The Mu'tasim Division (فرقة المُعتصم), formerly the Mutasim Brigade (لواء المعتصم), was a Free Syrian Army faction active in the northern Aleppo Governorate, based in the town of Mare'.

==Ideology==
The Mu'tasim Division supports the political Syrian peace process. However, it opposes the U.S.–Russia peace proposals on Syria. The commander of the group has called for "freedom and justice", which led to tensions between him and the al-Nusra Front, seeing him as a threat to al-Nusra's project. The Mu'tasim Division has criticised al-Nusra for “attacking rebel factions, stealing weapons of the Mujahideen, cutting roads, seizing headquarters, refusing to respect Shariah practices, and tarnishing the reputation of the sons and leaders of the revolution.”

==History==
The group's commander, Lieutenant Colonel Muhammad Hassan Khalil, was originally a rebel commander in Jabal al-Akrad, Latakia Governorate. However, in 2015 he was forced out of Latakia by the al-Nusra Front after tensions between the two groups. His group then moved to Aleppo.

In April 2016 the group participated in the Northern Aleppo offensive (March–June 2016), along with the Sham Legion and the Sultan Murad Division, driving vehicles from Doudiyan toward ISIL positions in al-Rai and capturing eight villages in the way.

In June the group formed an alliance with the Descendants of Saladin Brigade and six other rebel groups in Mare' after breaking an ISIL siege on the town. The new coalition claims to have 1,500 fighters under a unified military command and established contact with the rival Syrian Democratic Forces. Later that month, Muhammad Hassan Khalil was kidnapped in Mare'. The Mu'tasim Brigade accused Major General Dara Aza, former commander of rebels in Mare', and al-Nusra Front of carrying out the abduction.

In August and September the Mu'tasim Brigade participated in Operation Euphrates Shield which captured Jarabulus and al-Rai.

On 12 April 2017, 100 new fighters of the Mu'tasim Brigade graduated after they completed training in a camp near Mare', bringing the total number of members in the group to 1,000, according to one of its commanders.

On 29 June 2017, Awad Abu Saqr, a military commander in the Mu'tasim Brigade, defected to the Syrian Democratic Forces.

On 25 April 2018, the Mu'tasim Brigade withdraw its recognition of the National Coalition for Syrian Revolutionary and Opposition Forces due to the National Coalition's inability to make national decisions. The group's decision came hours after George Sabra, Suheir Atassi, and Khaled Khoja resigned from the National Coalition.

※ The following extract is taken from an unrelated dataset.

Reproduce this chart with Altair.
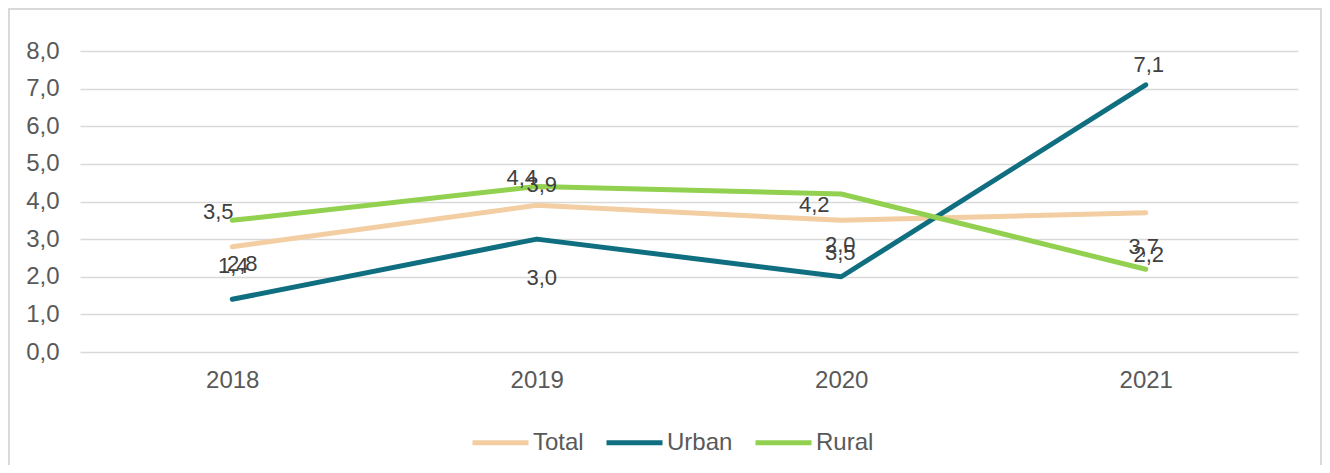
import altair as alt
import pandas as pd

years = ["2018", "2019", "2020", "2021"]
series_names = ["Total", "Urban", "Rural"]
total = [2.8, 3.9, 3.5, 3.7]
urban = [1.4, 3.0, 2.0, 7.1]
rural = [3.5, 4.4, 4.2, 2.2]
y_ticks = [0, 1, 2, 3, 4, 5, 6, 7, 8]

colors = {"Total": "#F2CEA2", "Urban": "#0F6E7F", "Rural": "#92D050"}

# label offsets (pixels) mimicking the reference placement
label_offsets = {
    "Total": [(10, 17), (5, -20), (-1, 33), (-2, 34)],
    "Urban": [(1, -33), (5, 39), (-1, -32), (3, -20)],
    "Rural": [(-14, -8), (-15, -8), (-27, 11), (3, -14)],
}

rows = []
for name, vals in zip(series_names, [total, urban, rural]):
    for yr, v in zip(years, vals):
        rows.append({"year": yr, "series": name, "value": v,
                     "label": f"{v:.1f}".replace(".", ",")})
df = pd.DataFrame(rows)

FONT = "Liberation Sans"
TXT = "#595959"
W, H = 1218, 301

x_scale = alt.Scale(type="point", padding=0.5, domain=years)
y_scale = alt.Scale(domain=[0, 8], nice=False, zero=True)

x_enc = alt.X("year:O", scale=x_scale,
              axis=alt.Axis(title=None, labelAngle=0, domain=False, ticks=False,
                            grid=False, labelPadding=16, labelFontSize=24,
                            labelColor=TXT, labelFont=FONT))
y_enc = alt.Y("value:Q", scale=y_scale,
              axis=alt.Axis(title=None, values=y_ticks, labelOverlap=False,
                            labelExpr="replace(format(datum.value, '.1f'), '.', ',')",
                            domain=False, ticks=False, gridColor="#D9D9D9",
                            gridWidth=1.5, labelPadding=21, labelFontSize=24,
                            labelColor=TXT, labelFont=FONT))

lines = alt.Chart(df).mark_line(strokeWidth=5, strokeCap="round", strokeJoin="round").encode(
    x=x_enc,
    y=y_enc,
    color=alt.Color("series:N",
                    scale=alt.Scale(domain=series_names,
                                    range=[colors[s] for s in series_names]),
                    legend=alt.Legend(title=None, orient="none", direction="horizontal",
                                      legendX=390, legendY=361, symbolType="stroke",
                                      symbolSize=3136, symbolStrokeWidth=5,
                                      labelFontSize=24, labelFont=FONT, labelColor=TXT,
                                      labelOffset=2, columnPadding=12, padding=0)),
)

text_layers = []
for name in series_names:
    for yr, (dx, dy) in zip(years, label_offsets[name]):
        t = alt.Chart(df).transform_filter(
            (alt.datum.series == name) & (alt.datum.year == yr)
        ).mark_text(dx=dx, dy=dy, fontSize=22, font=FONT, color="#404040",
                    baseline="middle", align="center").encode(
            x=x_enc, y=y_enc, text="label:N")
        text_layers.append(t)

border_left = alt.Chart(df).mark_rule(color="#D9D9D9", strokeWidth=1.5).encode(
    x=alt.value(-71.25), y=alt.value(-42.25), y2=alt.value(414))
border_top = alt.Chart(df).mark_rule(color="#D9D9D9", strokeWidth=1.5).encode(
    x=alt.value(-71.25), x2=alt.value(1241.25), y=alt.value(-42.25))
border_right = alt.Chart(df).mark_rule(color="#D9D9D9", strokeWidth=1.5).encode(
    x=alt.value(1241.25), y=alt.value(-42.25), y2=alt.value(414))

chart = alt.layer(lines, *text_layers, border_left, border_top, border_right).properties(
    width=W, height=H,
    autosize=alt.AutoSizeParams(type="none"),
    padding={"left": 72, "top": 43, "right": 24, "bottom": 113},
    background="white",
).configure_view(stroke=None)

chart.save("out.html", embed_options={"renderer": "svg", "actions": False})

On 12 May 2018, commanders of Jaysh al-Islam and al-Rahman Legion, who frequently fought until they were defeated in eastern Ghouta and transferred to northern Aleppo, met in the Mu'tasim Brigade's headquarters and pledged not to continue fighting each other. Syrian Interim Government head Jawad Abu Hatab also attended the meeting.

Fighting broke out between the group's head, Al-Mutasim Abbas, his brother, Ahmed Abbas, and other members of the leadership (including Mustafa Sejiri, Al-Farouq Abu Bakr and Muhammad Al-Daher) at an April 2024 meeting in which Ahmed Abbas was killed. Sejiri, Abu Bakr, Al-Daher and Jamil Lala, the military police director, were all confirmed arrested.

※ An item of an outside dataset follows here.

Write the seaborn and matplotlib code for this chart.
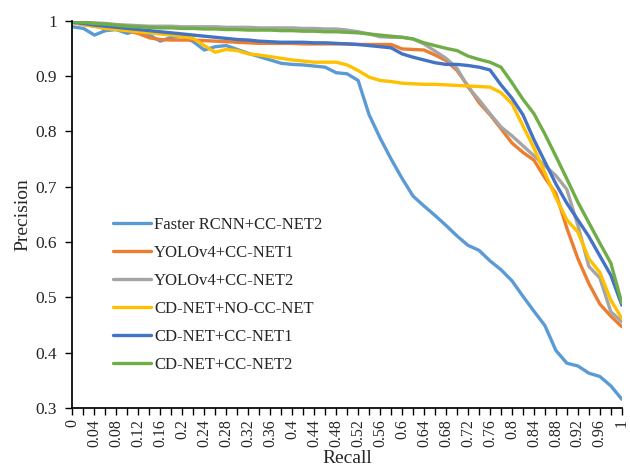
import matplotlib
matplotlib.use("Agg")
import matplotlib.pyplot as plt
import seaborn as sns
import pandas as pd
import numpy as np

# recall points 0, 0.02, ... 1 (51 categories)
recall = [round(i * 0.02, 2) for i in range(51)]

series_names = ["Faster RCNN+CC-NET2", "YOLOv4+CC-NET1", "YOLOv4+CC-NET2",
                "CD-NET+NO-CC-NET", "CD-NET+CC-NET1", "CD-NET+CC-NET2"]
series_colors = ["#5B9BD5", "#ED7D31", "#A5A5A5", "#FFC000", "#4472C4", "#70AD47"]

faster_rcnn_cc2 = [0.989, 0.986, 0.974, 0.982, 0.984, 0.977, 0.984, 0.974, 0.963, 0.970,
                   0.972, 0.962, 0.947, 0.953, 0.955, 0.948, 0.941, 0.935, 0.929, 0.923,
                   0.921, 0.920, 0.918, 0.916, 0.906, 0.904, 0.892, 0.830, 0.788, 0.750,
                   0.715, 0.683, 0.665, 0.648, 0.630, 0.611, 0.594, 0.585, 0.566, 0.550,
                   0.530, 0.502, 0.475, 0.449, 0.404, 0.381, 0.376, 0.363, 0.357, 0.340,
                   0.316]
yolo_cc1 = [0.997, 0.993, 0.990, 0.986, 0.984, 0.982, 0.977, 0.969, 0.966, 0.965,
            0.965, 0.965, 0.964, 0.963, 0.962, 0.961, 0.960, 0.959, 0.959, 0.959,
            0.959, 0.958, 0.958, 0.958, 0.958, 0.958, 0.957, 0.957, 0.957, 0.957,
            0.949, 0.948, 0.947, 0.938, 0.928, 0.910, 0.882, 0.852, 0.830, 0.805,
            0.779, 0.762, 0.748, 0.716, 0.688, 0.625, 0.570, 0.525, 0.488, 0.466,
            0.447]
yolo_cc2 = [0.998, 0.997, 0.996, 0.995, 0.993, 0.992, 0.991, 0.990, 0.990, 0.990,
            0.989, 0.989, 0.989, 0.989, 0.988, 0.988, 0.988, 0.987, 0.987, 0.987,
            0.987, 0.986, 0.986, 0.985, 0.985, 0.983, 0.980, 0.976, 0.971, 0.970,
            0.970, 0.967, 0.958, 0.945, 0.932, 0.914, 0.880, 0.857, 0.832, 0.808,
            0.792, 0.774, 0.756, 0.738, 0.720, 0.695, 0.630, 0.556, 0.535, 0.474,
            0.456]
cdnet_no_cc = [0.997, 0.993, 0.990, 0.986, 0.984, 0.982, 0.980, 0.978, 0.976, 0.974,
               0.971, 0.968, 0.955, 0.943, 0.948, 0.946, 0.940, 0.938, 0.935, 0.932,
               0.929, 0.927, 0.925, 0.925, 0.925, 0.920, 0.910, 0.898, 0.892, 0.890,
               0.887, 0.886, 0.885, 0.885, 0.884, 0.883, 0.882, 0.881, 0.880, 0.870,
               0.850, 0.810, 0.770, 0.725, 0.680, 0.640, 0.618, 0.570, 0.545, 0.495,
               0.462]
cdnet_cc1 = [0.997, 0.995, 0.992, 0.990, 0.988, 0.986, 0.984, 0.982, 0.980, 0.978,
             0.976, 0.974, 0.972, 0.970, 0.968, 0.966, 0.965, 0.963, 0.962, 0.961,
             0.961, 0.961, 0.960, 0.960, 0.959, 0.958, 0.957, 0.955, 0.953, 0.951,
             0.940, 0.934, 0.929, 0.924, 0.921, 0.921, 0.919, 0.916, 0.911, 0.884,
             0.860, 0.830, 0.785, 0.745, 0.705, 0.670, 0.640, 0.610, 0.575, 0.540,
             0.486]
cdnet_cc2 = [0.998, 0.997, 0.995, 0.994, 0.992, 0.990, 0.989, 0.988, 0.987, 0.987,
             0.986, 0.986, 0.985, 0.985, 0.984, 0.984, 0.983, 0.983, 0.983, 0.982,
             0.982, 0.981, 0.981, 0.980, 0.980, 0.979, 0.978, 0.976, 0.974, 0.972,
             0.970, 0.967, 0.960, 0.955, 0.950, 0.946, 0.936, 0.930, 0.925, 0.916,
             0.888, 0.858, 0.832, 0.795, 0.755, 0.714, 0.672, 0.635, 0.598, 0.562,
             0.490]

x_tick_labels = ["0" if i == 0 else ("1" if i == 25 else "%g" % (i * 0.04)) for i in range(26)]
y_ticks = [0.3, 0.4, 0.5, 0.6, 0.7, 0.8, 0.9, 1.0]
y_tick_labels = ["0.3", "0.4", "0.5", "0.6", "0.7", "0.8", "0.9", "1"]

# long table for seaborn
wide = pd.DataFrame({"Recall": recall,
                     series_names[0]: faster_rcnn_cc2,
                     series_names[1]: yolo_cc1,
                     series_names[2]: yolo_cc2,
                     series_names[3]: cdnet_no_cc,
                     series_names[4]: cdnet_cc1,
                     series_names[5]: cdnet_cc2})
df = wide.melt(id_vars="Recall", var_name="Model", value_name="Precision")

sns.set_theme(style="ticks")
plt.rcParams["font.family"] = ["Liberation Serif", "DejaVu Serif"]

fig = plt.figure(figsize=(6.3, 4.67), dpi=100)
ax = fig.add_axes([0.115, 0.1263, 0.872, 0.8294])

sns.lineplot(data=df, x="Recall", y="Precision", hue="Model",
             hue_order=series_names, palette=series_colors,
             linewidth=2.4, ax=ax)

ax.set_xlim(0, 1)
ax.set_ylim(0.3, 1.0)
ax.set_xticks(np.linspace(0, 1, 26))
ax.set_xticklabels(x_tick_labels, rotation=90, fontsize=11.5)
ax.set_xticks(np.linspace(0, 1, 51), minor=True)
ax.set_yticks(y_ticks)
ax.set_yticklabels(y_tick_labels, fontsize=12.5)
ax.tick_params(axis="both", which="both", direction="out", color="black", width=1)
ax.tick_params(axis="x", which="both", length=5, pad=3)
ax.tick_params(axis="y", length=5, pad=6)

ax.spines["top"].set_visible(False)
ax.spines["right"].set_visible(False)
ax.spines["left"].set_color("black")
ax.spines["bottom"].set_color("black")

ax.set_xlabel("Recall", fontsize=14, labelpad=2)
ax.set_ylabel("Precision", fontsize=14, labelpad=3)

ax.legend(loc="upper left", bbox_to_anchor=(0.061, 0.511), frameon=False,
          fontsize=12, handlelength=2.3, handletextpad=0.2, labelspacing=0.72,
          borderaxespad=0)

fig.savefig("out.png", dpi=100)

On 17 August 2025, the group's prominent leader, Alaa al-Din Ayoub (known as "Al-Farouq Abu Bakr"), was assassinated in Azaz.

Although the Mu'tasim Division, as part of the Syrian National Army, has been under the jurisdiction of the Syrian caretaker government since January 2025, there have been reports of its commanders extorting money in Afrin since then.